- The Washington Times - Wednesday, September 6, 2000

Kenya Baxter was a nervous new student at the Jefferson Houston Elementary School in Alexandria, Va., nearly 20 years ago.
Yesterday she was back, this time a parent seeing off her son and daughter on their first day.
"I brought them here because I wanted to try something different for my kids," she said." And I thought it would be a good idea to share this school with them."
Like Mrs. Baxter, hundreds of parents looking for something new swarmed through Jefferson's lobby yesterday morning as it opened for its first year as an arts-focus school with a new broadcast studio, an orchestra room and a specially designed dance room.
And so it went, another first day for most area school systems, as hundreds of thousands of students returned to classes.
There was a smattering of first-day problems: In Montgomery County, Md., Thomas S. Wootton High School students got a free day because of construction delays. About 100 students at two Silver Spring elementaries were forced to stay an hour late because of a barricade situation nearby. Some Fairfax, Va., administrators had to drive buses because the school system still lacks bus drivers a situation echoed in the District of Columbia, where drivers doubled up runs because of driver absences.
For the most part, though, the day went off without a hitch.
In the District, 68,000 students returned to class some to new school supplies. D.C. firefighters delivered more than 1,000 donated notebooks, pens and crayons to the children at Walker-Jones Elementary in Northwest.
"This is a very low-income community," said Beatrice Hunter, a guidance counselor. "The parents and kids are so excited."
At Anacostia High School, D.C. Mayor Anthony A. Williams and schools Superintendent Paul Vance took a tour. Mr. Vance, who replaced Arlene C. Ackerman, said he was "enjoying" his first day of school as the District's school chief.
"The schools are clean, the teachers are in class, and the students are where they are supposed to be," he said. "It's like school never ended. That's the way it should be."
Terry Fowler, 16, who worked over the summer at a Gaithersburg, Md., movie theater, said he was thrilled to be back at Anacostia High School, even though his class schedule is "all messed up."
"I missed my friends," he said." This a reunion."

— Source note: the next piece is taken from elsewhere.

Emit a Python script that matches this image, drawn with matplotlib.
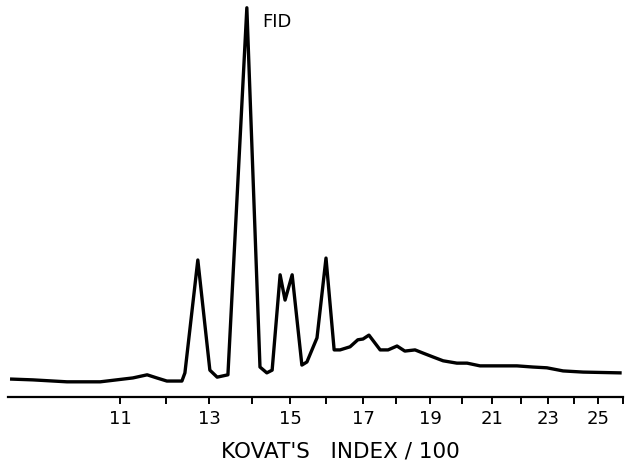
import numpy as np
import matplotlib
matplotlib.use("Agg")
import matplotlib.pyplot as plt

# Kovats index (x100) of points along the trace and detector response (% of largest peak)
kovats = [8.65, 9.11, 9.85, 10.57, 11.28, 11.59, 11.80, 12.02, 12.37, 12.44,
          12.74, 13.02, 13.19, 13.44, 13.88, 14.21, 14.39, 14.53, 14.74, 14.87,
          15.06, 15.33, 15.47, 15.75, 16.00, 16.22, 16.38, 16.65, 16.86, 17.00,
          17.18, 17.52, 17.76, 18.03, 18.26, 18.56, 18.79, 19.09, 19.41, 19.84,
          20.17, 20.60, 21.28, 21.86, 22.44, 22.96, 23.58, 24.38, 25.88]
response = [4.6, 4.4, 3.9, 3.9, 4.9, 5.7, 4.9, 4.1, 4.1, 6.2,
            35.2, 6.9, 5.1, 5.7, 100.0, 7.7, 6.2, 6.9, 31.4, 24.9,
            31.4, 8.2, 9.0, 15.2, 35.7, 12.1, 12.1, 12.9, 14.7, 14.9,
            15.9, 12.1, 12.1, 13.1, 11.8, 12.1, 11.3, 10.3, 9.3, 8.7,
            8.7, 8.0, 8.0, 8.0, 7.7, 7.5, 6.7, 6.4, 6.2]

# n-alkane markers (carbon number) and where they elute along the chart
alkane_c = [8.57, 11, 12, 13, 14, 15, 16, 17, 18, 19, 20, 21, 22, 23, 24, 25, 26]
alkane_rt = [8, 120, 166, 209, 252, 290, 326, 363, 396, 430, 462, 492, 521, 548,
             574, 598, 623]

tick_idx = list(range(11, 27))
label_idx = list(range(11, 26, 2))


def forward(x):
    return np.interp(x, alkane_c, alkane_rt)


def inverse(x):
    return np.interp(x, alkane_rt, alkane_c)


fig = plt.figure(figsize=(6.29, 4.66), dpi=100)
ax = fig.add_axes([8 / 629, 69 / 466, 615 / 629, 397 / 466])

ax.set_xscale("function", functions=(forward, inverse))
ax.plot(kovats, response, color="black", lw=2.4, solid_joinstyle="round")

ax.set_xlim(alkane_c[0], alkane_c[-1])
ax.set_ylim(0, 102)

for side in ["top", "right", "left"]:
    ax.spines[side].set_visible(False)
ax.spines["bottom"].set_linewidth(1.6)
ax.set_yticks([])

ax.set_xticks(tick_idx)
ax.set_xticklabels([str(i) if i in label_idx else "" for i in tick_idx])
ax.xaxis.set_minor_locator(matplotlib.ticker.NullLocator())
ax.tick_params(axis="x", direction="out", length=5, width=1.4, pad=4,
               labelsize=13)

ax.set_xlabel("KOVAT'S   INDEX / 100", fontsize=15.5)
ax.xaxis.set_label_coords(0.54, -0.112)

ax.text(14.26, 96.4, "FID", fontsize=13, ha="left", va="center")

fig.savefig("out.png", dpi=100)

Principal Mildred Musgrove said in between hugging students: "I know this looks chaotic but look around. As long as they are laughing and talking and having a good time, I'm happy."
Montgomery County welcomed most of its 135,000 students, except for those attending Wootton.
Superintendent Jerry D. Weast toured schools including Bel Pre Elementary a school with an award-winning reading program that this year reduced its class sizes by an average of 20 percent.
"The teachers will tell you that this is heaven," said Principal Margaret Yates.
Judith Tenley's colorful room illustrated school Shangri-La: 17 kindergartners learn about "The Kissing Hand" while trying to identify animals in the book of the same title.
"An owl," cried out one.
"A bird," offered another.
"A possum," managed another.
Nearby, a reading teacher worked with individual students to assess any special needs.
"We are trying to build something seamless," Mr. Weast said. "We are trying to bring in more teachers, better trained and constantly trained to tighten up the web."
And in Northern Virginia, some 190,000 students returned in Alexandria and Fairfax and Arlington counties some to new and renovated schools.
Samuel W. Tucker Elementary is Alexandria's first new school in 30 years. The system has about 11,000 students.
Fairfax County the largest Northern Virginia school system with 161,000 students opened Westfield High School and added 58 new classrooms to other schools to accommodate about 4,000 new students.
Yesterday, principals reported only a minor glitch here and there.
At Jefferson Houston, two school buses came in late, said Principal Blanche Hutchinson. At Westfield, the last bus arrived just before the first bell rang, Principal Dale Ruhmberger said.
"It has been a crazy day," he said at the end of the school day, sipping lemonade from a paper cup in the empty cafeteria. "There have been exhilarating moments like appointing new teachers and there have been terrifying moments like if a delivery didn't come on time," he said about the days before the school opened. "But today, everything has been very smooth."
Outside the cafeteria, Kim Skouzes was racing through the mazelike corridors of the new building to locate the gym where her son, Demo, was playing football with old and new friends.
"He forgot his football pants," she said, pointing to a balled-up pair under her left arm. "One of those first-day things," she said with a laugh.
Latisha Arlington, 10, a fourth-grader at Alexandria's Jefferson Houston, said she had had a great first day.
"I did a project on football today," she said. "It was my favorite I play football with the boys all the time."
The only tears at the school, said teacher Sonia Haley, came from a boy who had to go back home because of some improper paperwork.
In Arlington, where about 18,000 students reported for school, Tuckahoe Principal Cynthia Brown said she herself had been waiting, "very excited," for the new school year.
"A school is an unpredictable setting," Ms. Brown said. "This can be the place where a child learns the first word, reads the first book or even loses the first tooth. We love that we are here through all that."